MATERIALS PROVIDED:

## begin

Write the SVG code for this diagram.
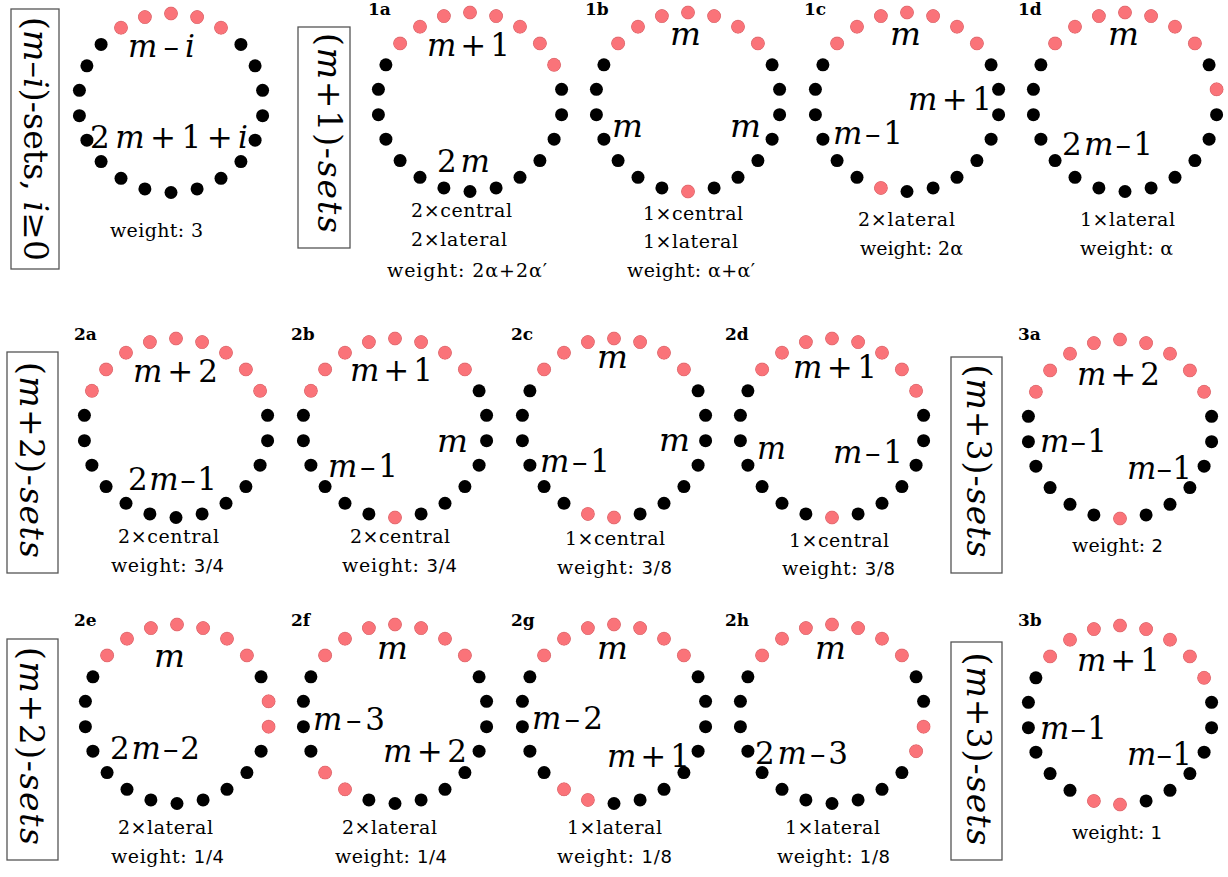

## end
## begin

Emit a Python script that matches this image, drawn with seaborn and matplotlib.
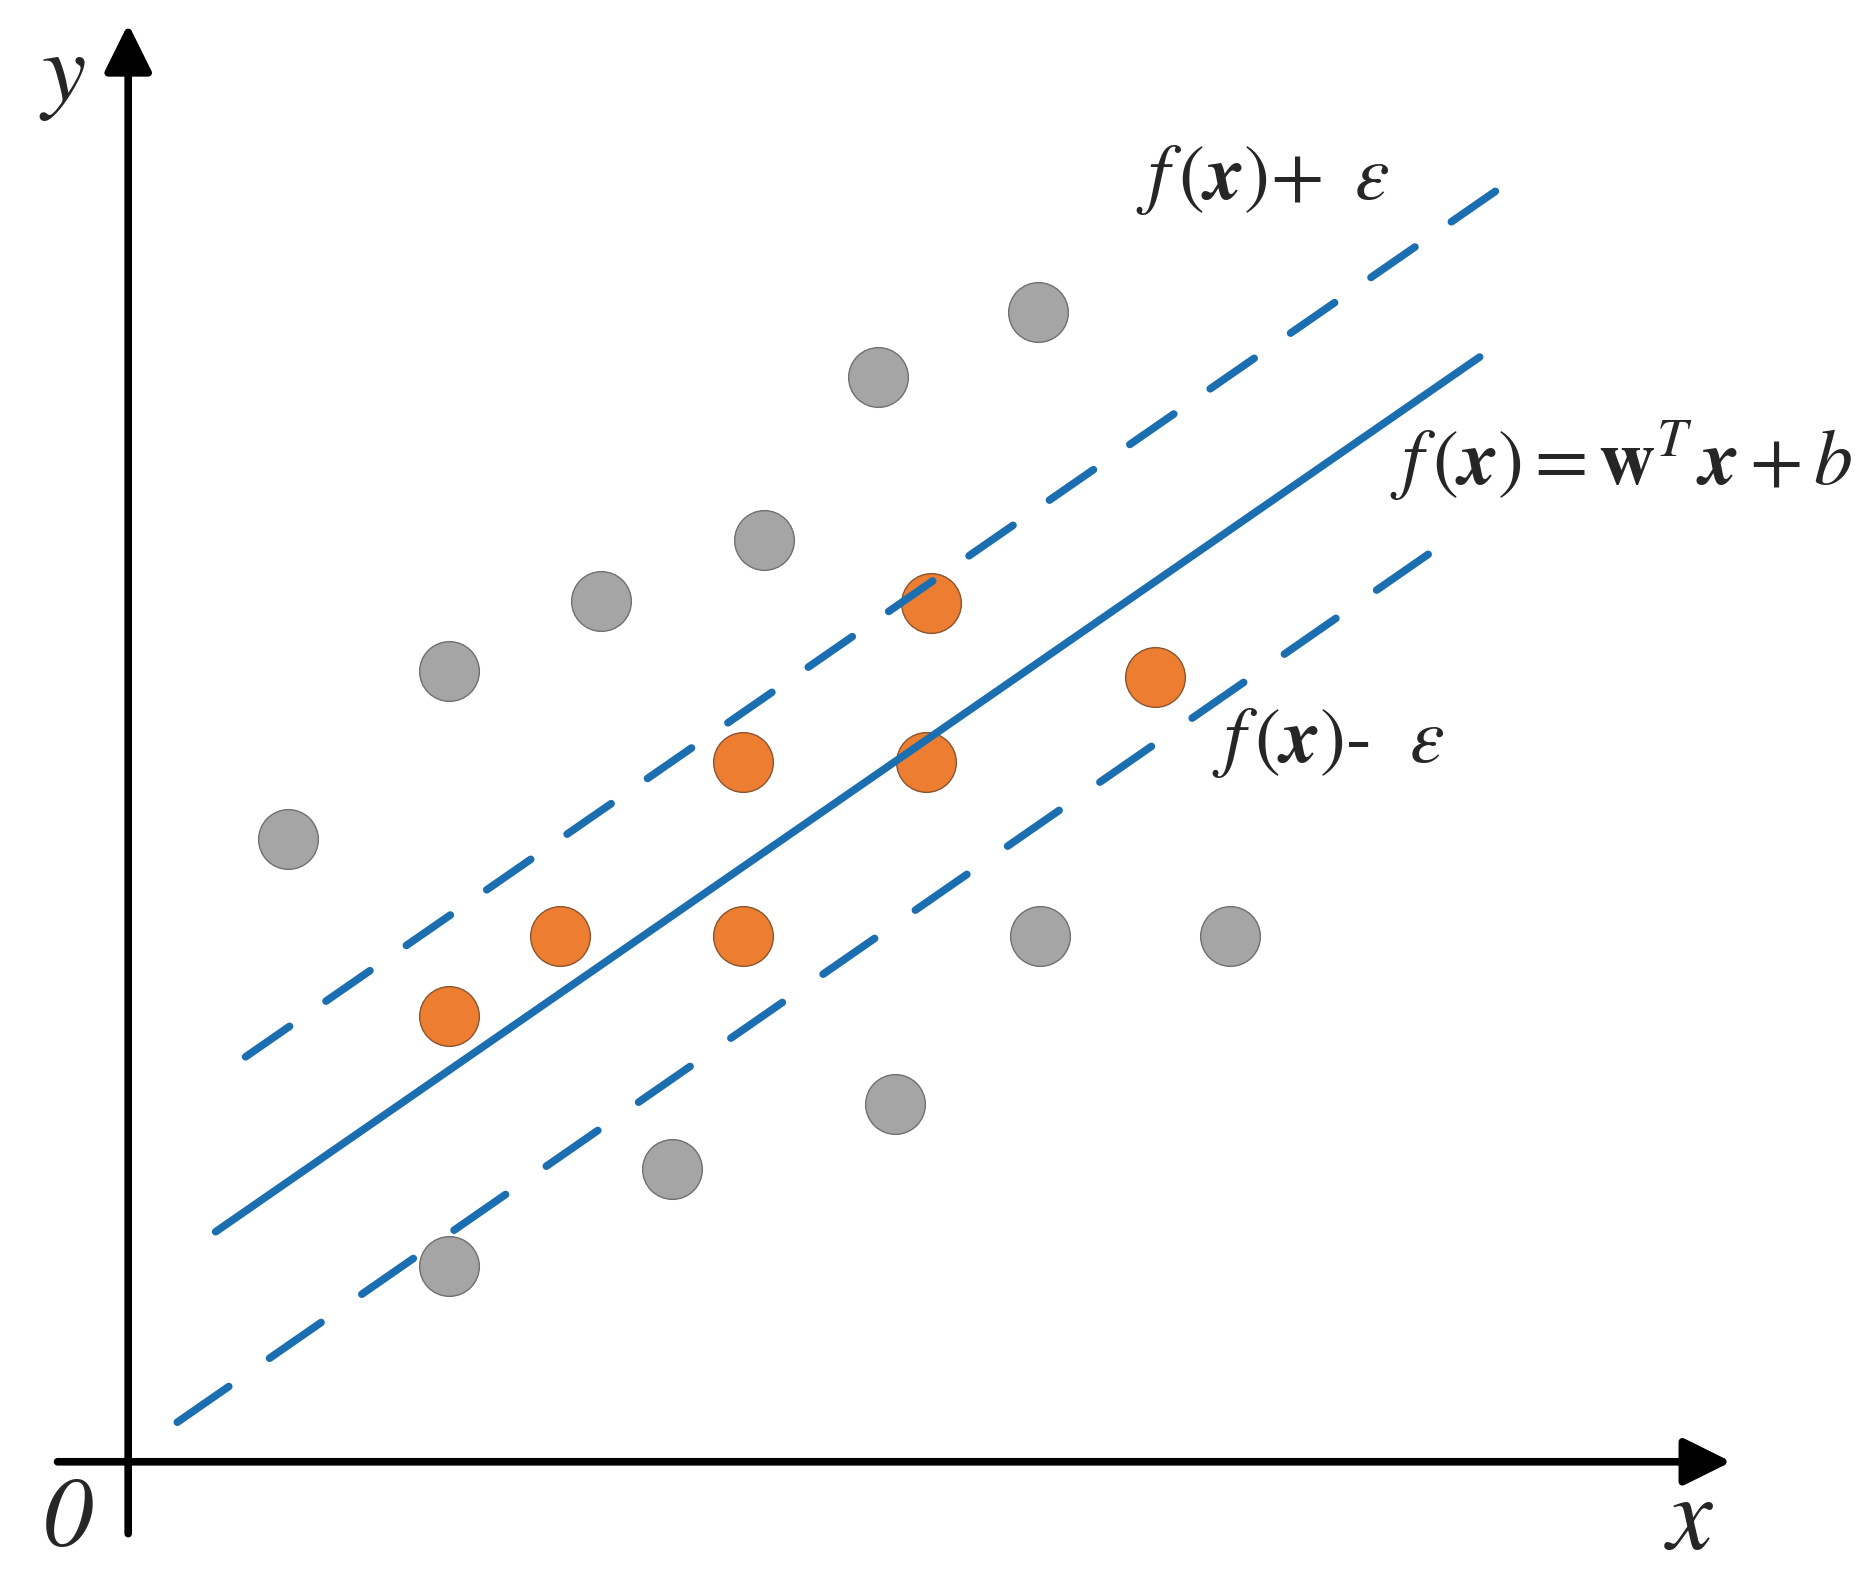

## end
## begin

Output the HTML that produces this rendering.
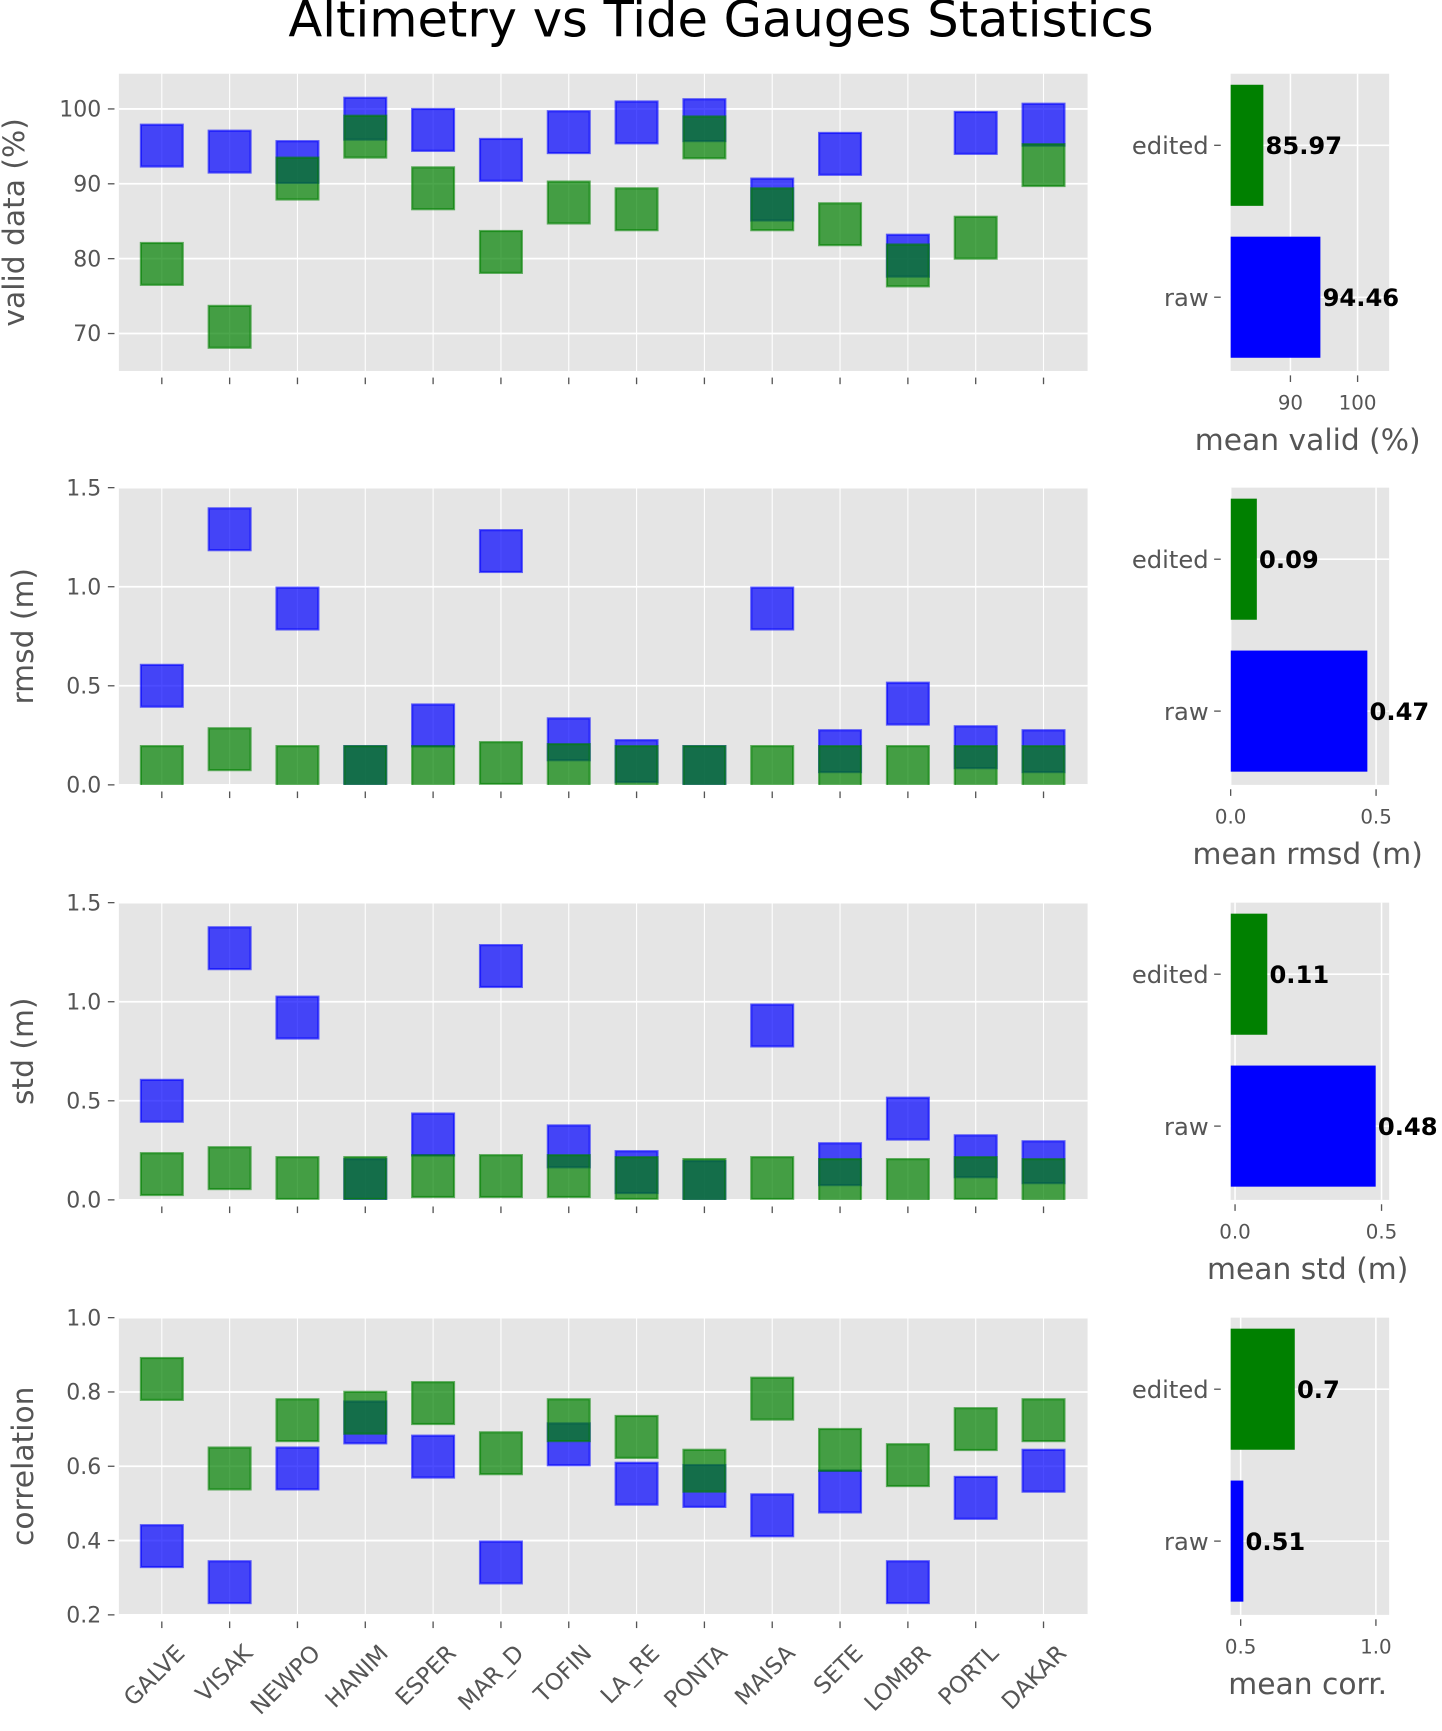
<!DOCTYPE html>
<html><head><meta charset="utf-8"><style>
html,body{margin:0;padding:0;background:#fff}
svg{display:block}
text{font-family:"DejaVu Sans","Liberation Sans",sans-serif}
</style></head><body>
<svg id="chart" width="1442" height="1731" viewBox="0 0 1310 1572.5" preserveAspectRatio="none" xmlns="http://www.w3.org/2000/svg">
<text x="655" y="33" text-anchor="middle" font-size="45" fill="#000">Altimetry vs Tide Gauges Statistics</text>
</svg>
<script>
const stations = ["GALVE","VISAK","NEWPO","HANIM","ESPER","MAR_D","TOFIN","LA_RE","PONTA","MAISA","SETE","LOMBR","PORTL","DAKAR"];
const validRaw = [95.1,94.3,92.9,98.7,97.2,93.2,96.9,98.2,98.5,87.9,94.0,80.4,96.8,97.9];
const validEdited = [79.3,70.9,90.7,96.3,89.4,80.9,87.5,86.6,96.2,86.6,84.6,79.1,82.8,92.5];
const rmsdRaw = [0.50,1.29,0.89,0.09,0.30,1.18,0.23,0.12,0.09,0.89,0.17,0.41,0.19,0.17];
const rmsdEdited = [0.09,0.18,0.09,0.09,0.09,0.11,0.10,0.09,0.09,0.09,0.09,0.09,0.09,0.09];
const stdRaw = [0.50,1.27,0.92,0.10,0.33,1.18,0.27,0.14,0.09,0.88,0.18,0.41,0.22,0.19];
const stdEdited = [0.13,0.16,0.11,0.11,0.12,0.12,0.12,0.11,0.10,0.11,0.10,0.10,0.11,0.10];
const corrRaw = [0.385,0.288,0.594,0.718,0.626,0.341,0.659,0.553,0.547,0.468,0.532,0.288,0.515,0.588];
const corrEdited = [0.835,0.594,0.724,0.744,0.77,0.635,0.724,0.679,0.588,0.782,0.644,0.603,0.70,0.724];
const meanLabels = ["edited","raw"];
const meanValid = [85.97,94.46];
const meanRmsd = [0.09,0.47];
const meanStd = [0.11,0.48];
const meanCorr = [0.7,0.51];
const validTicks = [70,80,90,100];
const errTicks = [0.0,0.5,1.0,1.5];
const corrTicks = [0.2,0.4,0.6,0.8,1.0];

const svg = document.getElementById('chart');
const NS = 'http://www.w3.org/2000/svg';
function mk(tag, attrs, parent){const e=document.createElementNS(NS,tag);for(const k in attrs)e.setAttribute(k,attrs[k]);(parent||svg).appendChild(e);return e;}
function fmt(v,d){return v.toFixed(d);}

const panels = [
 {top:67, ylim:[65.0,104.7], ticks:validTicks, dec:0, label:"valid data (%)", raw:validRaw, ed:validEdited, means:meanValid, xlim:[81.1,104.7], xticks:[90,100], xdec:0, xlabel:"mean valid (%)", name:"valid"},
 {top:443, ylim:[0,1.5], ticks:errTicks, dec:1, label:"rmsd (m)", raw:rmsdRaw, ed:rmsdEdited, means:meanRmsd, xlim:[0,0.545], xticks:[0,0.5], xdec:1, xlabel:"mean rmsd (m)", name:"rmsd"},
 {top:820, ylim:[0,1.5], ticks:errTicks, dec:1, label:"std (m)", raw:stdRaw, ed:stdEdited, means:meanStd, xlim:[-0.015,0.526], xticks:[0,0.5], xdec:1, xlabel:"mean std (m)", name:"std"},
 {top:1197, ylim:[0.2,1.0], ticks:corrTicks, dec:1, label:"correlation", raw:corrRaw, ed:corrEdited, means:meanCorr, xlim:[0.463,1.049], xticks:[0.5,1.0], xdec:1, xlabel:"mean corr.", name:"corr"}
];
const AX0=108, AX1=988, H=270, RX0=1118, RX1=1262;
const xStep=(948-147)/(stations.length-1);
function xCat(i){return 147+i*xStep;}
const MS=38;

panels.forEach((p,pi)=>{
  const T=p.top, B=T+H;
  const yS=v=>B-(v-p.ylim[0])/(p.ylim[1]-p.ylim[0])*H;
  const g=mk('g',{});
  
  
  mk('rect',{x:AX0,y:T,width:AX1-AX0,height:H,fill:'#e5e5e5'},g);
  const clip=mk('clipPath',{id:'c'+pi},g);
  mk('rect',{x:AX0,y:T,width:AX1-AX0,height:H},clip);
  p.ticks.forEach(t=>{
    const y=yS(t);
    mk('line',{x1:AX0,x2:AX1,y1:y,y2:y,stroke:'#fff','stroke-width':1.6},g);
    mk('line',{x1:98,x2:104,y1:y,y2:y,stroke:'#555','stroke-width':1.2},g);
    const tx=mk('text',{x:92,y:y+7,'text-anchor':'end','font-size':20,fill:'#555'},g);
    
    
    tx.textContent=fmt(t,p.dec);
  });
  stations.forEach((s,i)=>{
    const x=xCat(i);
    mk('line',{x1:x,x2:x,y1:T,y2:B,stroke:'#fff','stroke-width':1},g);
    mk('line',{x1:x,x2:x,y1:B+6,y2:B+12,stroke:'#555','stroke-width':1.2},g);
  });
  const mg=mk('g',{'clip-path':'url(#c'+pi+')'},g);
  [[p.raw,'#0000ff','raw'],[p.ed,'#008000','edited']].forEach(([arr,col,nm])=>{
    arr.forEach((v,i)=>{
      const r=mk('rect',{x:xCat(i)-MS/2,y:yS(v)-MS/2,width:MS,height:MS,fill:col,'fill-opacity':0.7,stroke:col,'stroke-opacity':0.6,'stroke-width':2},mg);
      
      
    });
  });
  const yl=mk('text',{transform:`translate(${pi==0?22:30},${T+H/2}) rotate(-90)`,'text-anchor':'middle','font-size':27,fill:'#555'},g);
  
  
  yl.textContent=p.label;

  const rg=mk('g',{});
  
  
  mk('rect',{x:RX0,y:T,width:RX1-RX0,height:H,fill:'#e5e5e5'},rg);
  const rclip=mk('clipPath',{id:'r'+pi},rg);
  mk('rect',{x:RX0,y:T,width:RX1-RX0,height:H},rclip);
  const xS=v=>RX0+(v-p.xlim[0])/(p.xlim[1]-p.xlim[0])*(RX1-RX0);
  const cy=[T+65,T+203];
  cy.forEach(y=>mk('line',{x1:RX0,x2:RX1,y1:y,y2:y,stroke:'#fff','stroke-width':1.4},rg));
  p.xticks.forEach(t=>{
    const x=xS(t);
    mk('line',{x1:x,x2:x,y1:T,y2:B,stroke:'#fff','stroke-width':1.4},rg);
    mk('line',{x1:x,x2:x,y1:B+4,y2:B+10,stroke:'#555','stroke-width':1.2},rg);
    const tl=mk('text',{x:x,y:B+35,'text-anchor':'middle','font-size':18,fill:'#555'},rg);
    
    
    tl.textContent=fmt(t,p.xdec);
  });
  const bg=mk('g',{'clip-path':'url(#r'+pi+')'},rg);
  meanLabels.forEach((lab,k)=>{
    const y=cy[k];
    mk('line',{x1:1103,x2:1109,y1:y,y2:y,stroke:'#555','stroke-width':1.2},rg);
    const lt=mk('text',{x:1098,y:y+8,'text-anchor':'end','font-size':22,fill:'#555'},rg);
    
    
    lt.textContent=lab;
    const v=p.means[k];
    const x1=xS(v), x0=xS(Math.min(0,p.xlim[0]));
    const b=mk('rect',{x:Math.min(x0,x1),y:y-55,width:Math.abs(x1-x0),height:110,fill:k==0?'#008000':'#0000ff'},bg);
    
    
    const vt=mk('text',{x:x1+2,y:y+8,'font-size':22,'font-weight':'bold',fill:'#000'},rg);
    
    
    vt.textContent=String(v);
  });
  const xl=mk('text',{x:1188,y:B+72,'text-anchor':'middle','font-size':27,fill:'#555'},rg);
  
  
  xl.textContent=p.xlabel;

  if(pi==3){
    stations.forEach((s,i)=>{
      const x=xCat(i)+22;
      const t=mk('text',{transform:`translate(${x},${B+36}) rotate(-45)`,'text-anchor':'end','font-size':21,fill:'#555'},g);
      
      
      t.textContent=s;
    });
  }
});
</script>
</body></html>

## end

TASK PROMPT: Examine the records and pull out every line where the string "script" occurs.

ANSWER TO THE EXERCISE:
Emit a Python script that matches this image, drawn with seaborn and matplotlib.
<script>
</script>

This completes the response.